We also got to see some some great works by others. I liked them all as director Kelly Hughes did a great job curating our viewing. Really like the Laslo Films short and of course, Pat Moriarity's animation of, "The Realm Beyond All Reason". I even won one of Pat's t-shirts, the grand raffle prize of the night! Great evening!
From Pat Moriarity
Now, back to our regularly and more serious, scheduled programming...

Author Allison Stanger and political scientist and the Russell J. Leng '60 Professor of International Politics and Economics at Middlebury College and the founding director of Middlebury's Rohatyn Center for International Affairs. said that after WWII Winston Churchill dishonored Air Marshal Harris and the bomber pilots of Dresden since they were responsible for doing it. For following orders. Perhaps even as they should have. It was something they felt they needed to do because the system was broken during the war.

Bombing a civilian only target is disgusting. But Germany was doing it and they needed retaliation.

But after the war recognized that it was dishonorable. So rather than celebrate it and those who did it, he instead dishonored them in order to reak with the poor behavior of the past and rebuild democracy. Which was done. So if you go to Westminster Abby today you will see those fighter pilots, but not those bombers in those four sortes of 13 and 15 February 1945.

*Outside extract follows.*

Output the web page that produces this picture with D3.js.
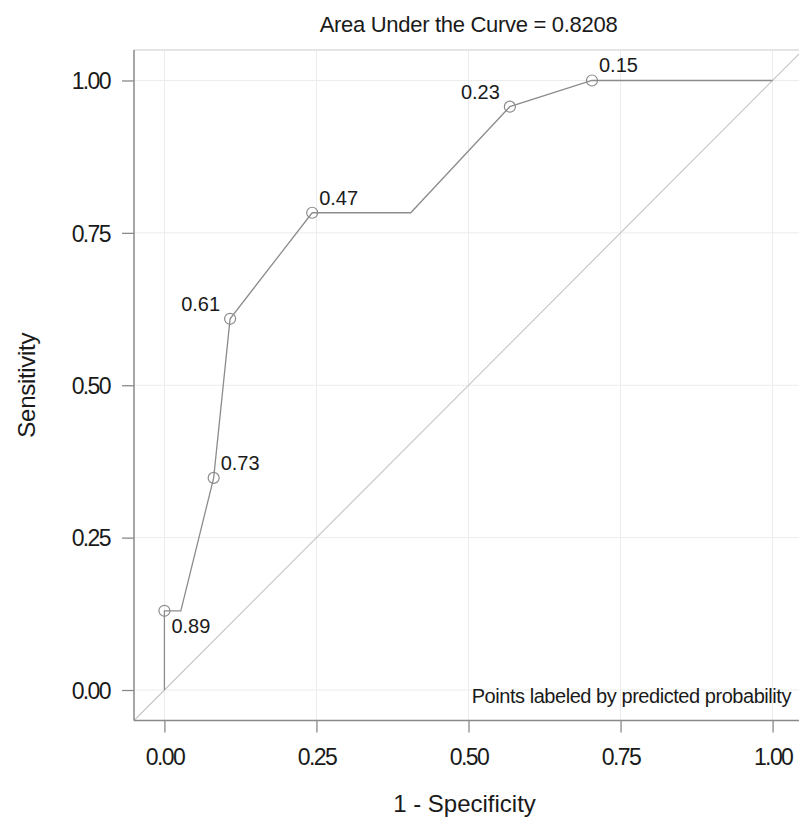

It's an interesting consideration. I've always felt we should leave up confederate and racist statutes for instance, and put up information explaining it and that we have grown beyond that kind of backward and destructive thinking. We shouldn't hide our bad past, we shouldn't wipe away the ill deeds of our country.

But this addresses another issue altogether. Should we dishonor our operatives during the post 9/11 wars who tortured people. Should we consider to not honor them for their actions even though we may have needed them to do them? Though one can argue the validity of torture, to be sure.

I raised my own children with a hard lesson I learned myself growing up. That in life one does things because they are right. And sometimes you will break the law to do it. And you will be punished if caught. It is up to you at the time to make up your mind, in full knowledge that you may suffer for doing right.

There are, let's face it, times we must stand and do what is right! Even though it is considered by many, or by the Law, to be wrong. And we will pay the price for it. Or we can hide from it and deal with our own inner voice for the rest of our life. If you have one.

And today, too many seem not to have one.